Sunday, January 18, 2009

Should Private Schools Allow DepEd To Regulate Their Textbook Procurement?

Last year, the Department of Education issued DepEd Order 39, which directed private educational institutions to refrain from using the English and Science series of textbooks of a Philippine publisher on the basis of the findings of the Department’s Instructional Materials Council Secretariat (IMCS).

The private schools and their associations should seriously determine whether or not such an Order encroaches on their autonomy and their prerogative to decide which textbooks to select for their students. As far as I know, no particular law authorizes the DepEd to micro-manage private schools to the point of telling them the specific books to refrain from using. While the DepEd has full authority to select the basic education textbooks for the public school system, it does not have the authority to regulate the private school textbook market. At most, the DepEd can issue advisories to private schools on which textbooks in the market are quality books and which are not.

Another problematic matter about the Order is that the IMCS has no published procedure on how it undertakes evaluation of private school textbooks, nor does it have published criteria and specifications on what constitutes an erroneous or poor quality private school textbook. The current procedure of the IMCS is for the evaluation and procurement of textbooks for public schools. Also, the IMCS has no published procedure that gives a publisher an opportunity to adequately respond to or dispute its findings. When DepEd Order 39 was issued, the publisher had not yet received the detailed findings of the IMCS. Was this fair? Was there due process?

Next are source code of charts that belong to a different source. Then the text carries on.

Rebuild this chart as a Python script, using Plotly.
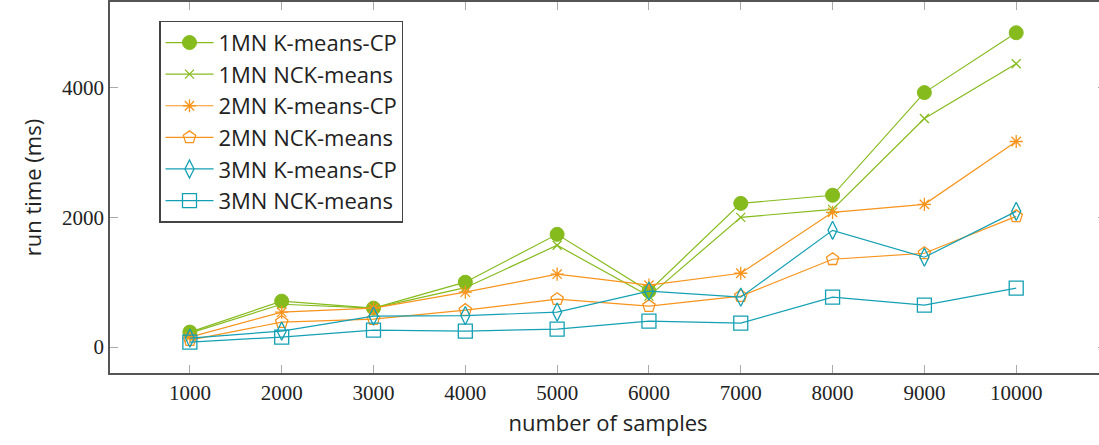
import plotly.graph_objects as go

samples = [1000, 2000, 3000, 4000, 5000, 6000, 7000, 8000, 9000, 10000]

mn1_kmeans_cp = [231, 708, 600, 1000, 1738, 862, 2215, 2340, 3923, 4846]
mn1_nck_means = [215, 660, 600, 915, 1569, 785, 2000, 2123, 3523, 4369]
mn2_kmeans_cp = [154, 538, 600, 846, 1123, 954, 1138, 2077, 2200, 3169]
mn2_nck_means = [108, 385, 431, 569, 738, 631, 785, 1354, 1446, 2015]
mn3_kmeans_cp = [138, 246, 477, 485, 538, 862, 769, 1800, 1385, 2092]
mn3_nck_means = [77, 154, 262, 246, 277, 400, 369, 769, 646, 908]

names = ["1MN K-means-CP", "1MN NCK-means", "2MN K-means-CP",
         "2MN NCK-means", "3MN K-means-CP", "3MN NCK-means"]

GREEN = "#86bb1e"
ORANGE = "#f7941d"
TEAL = "#14a0b4"

series = [
    (mn1_kmeans_cp, GREEN, "circle", 14, 1),
    (mn1_nck_means, GREEN, "x-thin-open", 9, 1.3),
    (mn2_kmeans_cp, ORANGE, "asterisk-open", 11, 1.3),
    (mn2_nck_means, ORANGE, "pentagon-open", 13, 1.3),
    (mn3_kmeans_cp, TEAL, "diamond-tall-open", 13, 1.3),
    (mn3_nck_means, TEAL, "square-open", 14, 1.3),
]

fig = go.Figure()
for (vals, color, sym, size, mlw), name in zip(series, names):
    fig.add_trace(go.Scatter(
        x=samples, y=vals, name=name, mode="lines+markers",
        line=dict(color=color, width=1.2),
        marker=dict(symbol=sym, size=size, color=color,
                    line=dict(color=color, width=mlw)),
    ))

axis_common = dict(
    showline=True, linecolor="#555555", linewidth=1.5, mirror="ticks",
    ticks="inside", ticklen=8, tickcolor="#aaaaaa", tickwidth=1,
    showgrid=False, zeroline=False,
    tickfont=dict(family="Liberation Serif, DejaVu Serif, serif", size=21, color="#222"),
)

SANS = "Open Sans, Noto Sans, sans-serif"
title_font = dict(family=SANS, size=22, color="#222")

fig.update_layout(
    width=1108, height=445, autosize=False,
    margin=dict(l=110, r=0, t=1, b=72),
    paper_bgcolor="white", plot_bgcolor="white",
    xaxis=dict(range=[130, 10978], tickvals=samples,
               ticktext=[str(s) for s in samples],
               title=dict(text="number of samples", standoff=12, font=title_font),
               **axis_common),
    yaxis=dict(range=[-400, 5320], tickvals=[0, 2000, 4000],
               title=dict(text="run time (ms)", standoff=14, font=title_font),
               **axis_common),
    legend=dict(x=0.0495, y=0.95, xanchor="left", yanchor="top",
                bgcolor="white", bordercolor="#444444", borderwidth=1.2,
                font=dict(family=SANS, size=22, color="#222"),
                itemwidth=48, tracegroupgap=0),
    showlegend=True,
)

fig.write_html("out.html", config={"displayModeBar": False, "responsive": False},
               post_script="document.body.style.margin='0';document.body.style.overflow='hidden';")
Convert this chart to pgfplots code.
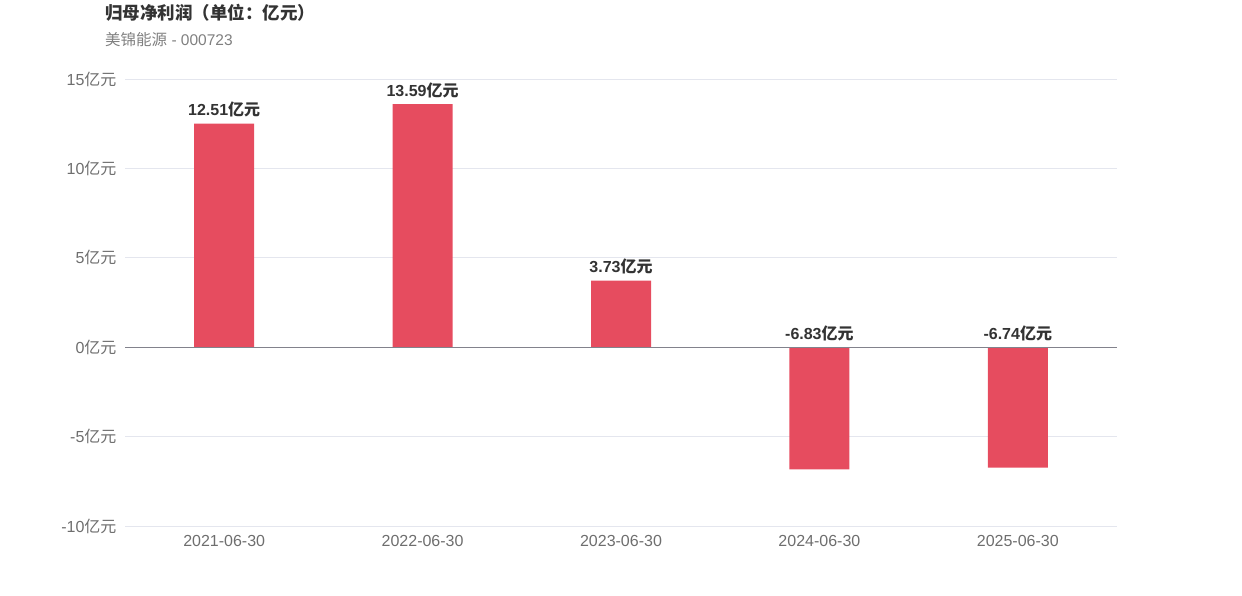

I recommend that adequate consultation with private school educators, publishers, and their associations be conducted before the IMCS criteria and procedure be published and implemented. Without adequate consultation on the criteria and procedure, the IMCS might end up becoming an arbitrary textbook regulator, while it has not yet established a reputation for integrity and objectivity.

Is the IMCS already a reliable judge on the quality of textbooks, and has corruption in the IMCS been effectively addressed? If the private educational institutions simply accepted another DepEd Order banning another set of textbooks they procured, the time might come when the IMCS would become the ultimate determinant of which textbooks would be used in the private schools.